Authors: We acknowledge that single-point estimates without variability measures limit assessment of statistical significance. The reported figures were obtained from single runs with fixed seeds for reproducibility. We will revise the manuscript to report means and standard deviations over multiple random seeds (at least three), specify the number of seeds, and clarify the dataset splits and evaluation protocol used for the math and code benchmarks. revision: yes
Circularity Check
No significant circularity in derivation chain
full rationale
The paper presents MBD-LMs via post-training with MultiTF (bounded noise-groups + randomized schedulers) and a Block Buffer decoding algorithm. All reported gains (TPF 3.47→6.19, accuracy 79.95%→81.03%, and DMax variant) are framed as direct empirical measurements against prior BD-LM baselines.
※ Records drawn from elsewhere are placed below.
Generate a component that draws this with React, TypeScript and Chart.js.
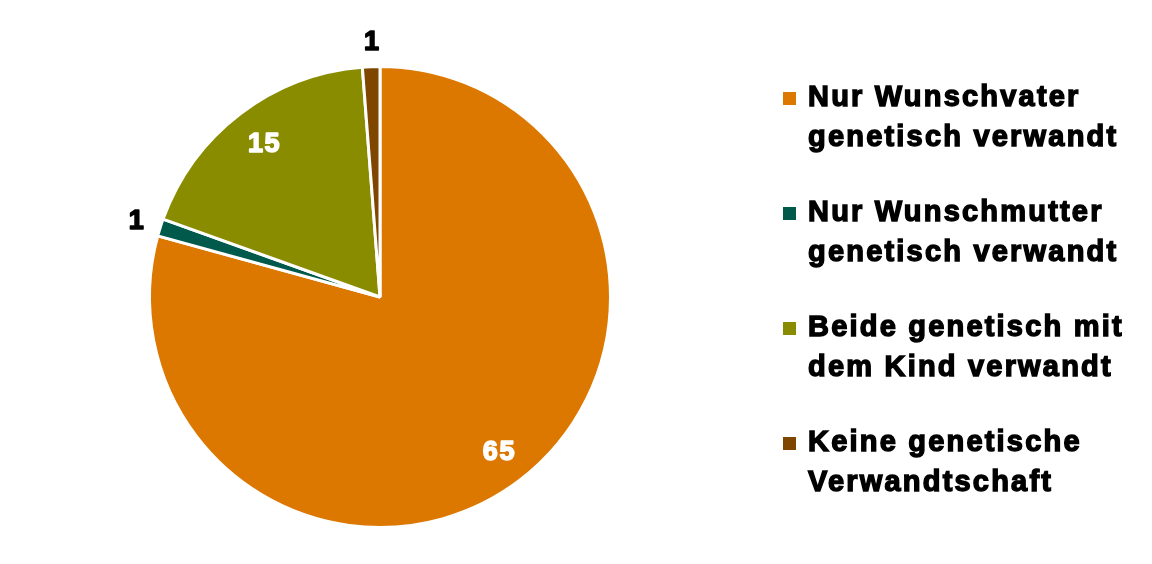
import React, { useEffect, useRef } from "react";
import { Chart, registerables } from "chart.js";

Chart.register(...registerables);

const categories = [
  "Nur Wunschvater\ngenetisch verwandt",
  "Nur Wunschmutter\ngenetisch verwandt",
  "Beide genetisch mit\ndem Kind verwandt",
  "Keine genetische\nVerwandtschaft",
];
const values = [65, 1, 15, 1];
const colors = ["#DC7800", "#005A4B", "#8A8C00", "#7F4600"];
const labelInside = [true, false, true, false];

const FONT = '"Liberation Sans", Arial, sans-serif';

const labelPlugin = {
  id: "sliceLabels",
  afterDatasetsDraw(chart: any) {
    const ctx = chart.ctx;
    const meta = chart.getDatasetMeta(0);
    ctx.save();
    ctx.font = `bold 27px ${FONT}`;
    try {
      (ctx as any).letterSpacing = "1.5px";
    } catch (e) {}
    ctx.textAlign = "center";
    ctx.textBaseline = "middle";
    ctx.lineJoin = "round";
    meta.data.forEach((arc: any, i: number) => {
      const { x, y, startAngle, endAngle, outerRadius } = arc.getProps(
        ["x", "y", "startAngle", "endAngle", "outerRadius"],
        true
      );
      const mid = (startAngle + endAngle) / 2;
      const f = labelInside[i] ? 0.84 : 1.115;
      const px = x + Math.cos(mid) * outerRadius * f + 2;
      const py = y + Math.sin(mid) * outerRadius * f + 2;
      ctx.fillStyle = labelInside[i] ? "#FFFFFF" : "#000000";
      ctx.strokeStyle = ctx.fillStyle;
      ctx.lineWidth = 1.6;
      const t = String(values[i]);
      ctx.fillText(t, px, py);
      ctx.strokeText(t, px, py);
    });
    ctx.restore();
  },
};

export default function App() {
  const ref = useRef<HTMLCanvasElement | null>(null);

  useEffect(() => {
    const prevMargin = document.body.style.margin;
    document.body.style.margin = "0";
    if (!ref.current) return;
    const chart = new Chart(ref.current, {
      type: "pie",
      data: {
        labels: categories,
        datasets: [
          {
            data: values,
            backgroundColor: colors,
            borderColor: "#FFFFFF",
            borderWidth: 3,
          },
        ],
      },
      options: {
        responsive: false,
        animation: false,
        layout: { padding: { left: 148, right: 540, top: 65, bottom: 35 } },
        plugins: {
          legend: { display: false },
          tooltip: { enabled: false },
        },
      },
      plugins: [labelPlugin],
    });
    return () => {
      chart.destroy();
      document.body.style.margin = prevMargin;
    };
  }, []);

  return (
    <div
      style={{
        position: "fixed",
        left: 0,
        top: 0,
        width: 1152,
        height: 564,
        background: "#FFFFFF",
      }}
    >
      <canvas ref={ref} width={1152} height={564} style={{ display: "block" }} />
      {categories.map((c, i) => (
        <div key={i}>
          <div
            style={{
              position: "absolute",
              left: 783,
              top: 92 + i * 115,
              width: 13,
              height: 13,
              background: colors[i],
            }}
          />
          <div
            style={{
              position: "absolute",
              left: 808,
              top: 76 + i * 115,
              fontFamily: FONT,
              fontWeight: "bold",
              fontSize: 29,
              lineHeight: "40px",
              letterSpacing: "2.2px",
              whiteSpace: "pre-line",
              color: "#000000",
              WebkitTextStroke: "1.4px #000000",
            }}
          >
            {c}
          </div>
        </div>
      ))}
    </div>
  );
}
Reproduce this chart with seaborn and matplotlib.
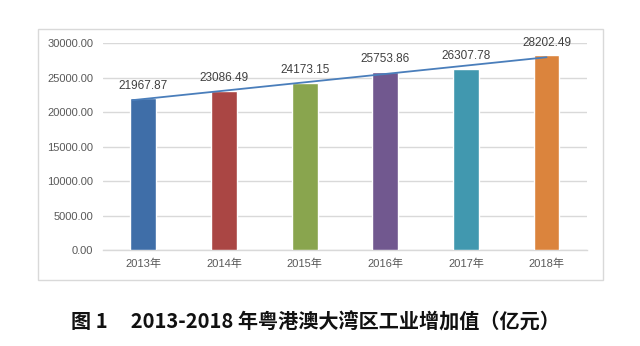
import numpy as np
import pandas as pd
import matplotlib
matplotlib.use("Agg")
import matplotlib.pyplot as plt
from matplotlib.patches import Rectangle
import seaborn as sns

# Industrial value added of the Greater Bay Area, 100 million yuan
years = ["2013年", "2014年", "2015年", "2016年", "2017年", "2018年"]
values = [21967.87, 23086.49, 24173.15, 25753.86, 26307.78, 28202.49]
bar_colors = ["#3F6EA8", "#AA4644", "#89A54E", "#71588F", "#4198AF", "#DB843D"]
y_ticks = [0, 5000, 10000, 15000, 20000, 25000, 30000]

sns.set_style("white")
plt.rcParams["font.family"] = ["Liberation Sans", "Noto Sans CJK SC", "DejaVu Sans"]

df = pd.DataFrame({"year": years, "value": values})

fig = plt.figure(figsize=(6.4, 3.46), dpi=100)
ax = fig.add_axes([0.161, 0.2775, 0.756, 0.598])

sns.barplot(data=df, x="year", y="value", hue="year", palette=bar_colors,
            width=0.32, saturation=1, legend=False, ax=ax, zorder=3)

# linear trend line fitted to the yearly values
xs = np.arange(len(values))
slope, intercept = np.polyfit(xs, values, 1)
tx = np.array([-0.13, len(values) - 1])
ax.plot(tx, slope * tx + intercept, color="#4A7EBB", lw=1.3, zorder=4)

for i, v in enumerate(values):
    ax.text(i, v + 1000, f"{v:.2f}", ha="center", va="bottom",
            fontsize=8.5, color="#404040", zorder=5)

ax.set_xlim(-0.5, len(values) - 0.5)
ax.set_ylim(0, 30000)
ax.set_yticks(y_ticks)
ax.set_yticklabels([f"{t:.2f}" for t in y_ticks])
ax.yaxis.grid(True, color="#D9D9D9", lw=1, zorder=0)
ax.set_axisbelow(True)
ax.set_xlabel("")
ax.set_ylabel("")
for s in ["left", "right", "top"]:
    ax.spines[s].set_visible(False)
ax.spines["bottom"].set_color("#D9D9D9")
ax.spines["bottom"].set_linewidth(1)
ax.tick_params(axis="both", length=0, labelsize=8, labelcolor="#595959")
ax.tick_params(axis="y", pad=7)
ax.tick_params(axis="x", pad=6)

# chart border
fig.patches.append(Rectangle((0.059, 0.191), 0.883, 0.725, transform=fig.transFigure,
                             fill=False, edgecolor="#D9D9D9", lw=1))

fig.text(0.493, 0.069, "图 1     2013-2018 年粤港澳大湾区工业增加值（亿元）",
         ha="center", va="center", fontsize=14.5, color="#111111",
         family=["Noto Sans CJK SC", "DejaVu Sans"], weight="bold")

fig.savefig("out.png", dpi=100, facecolor="white")
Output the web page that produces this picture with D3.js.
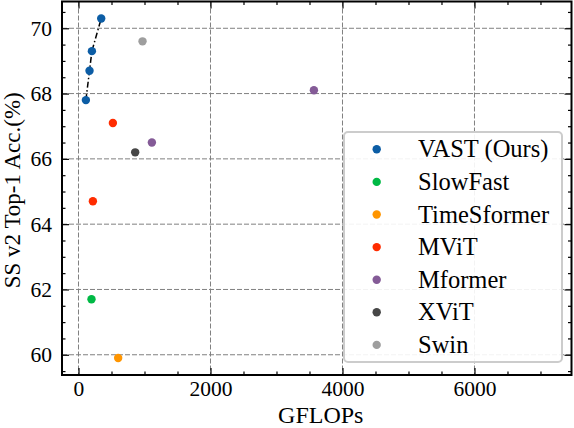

No equations, fitted parameters, or predictions are shown that reduce these outcomes to definitions internal to the paper. The similarity assumption between MultiTF training states and MultiBD inference is stated but does not enter any derivation that would make results tautological. The chain is therefore self-contained against external benchmarks.
Axiom & Free-Parameter Ledger
axioms (2)
- domain assumption Diffusion language models can be trained by conditioning on clean prefixes while observing noisy blocks.
- domain assumption Randomized noise-schedulers on bounded noise-groups produce training states close enough to heterogeneous multi-block inference states for post-training to transfer.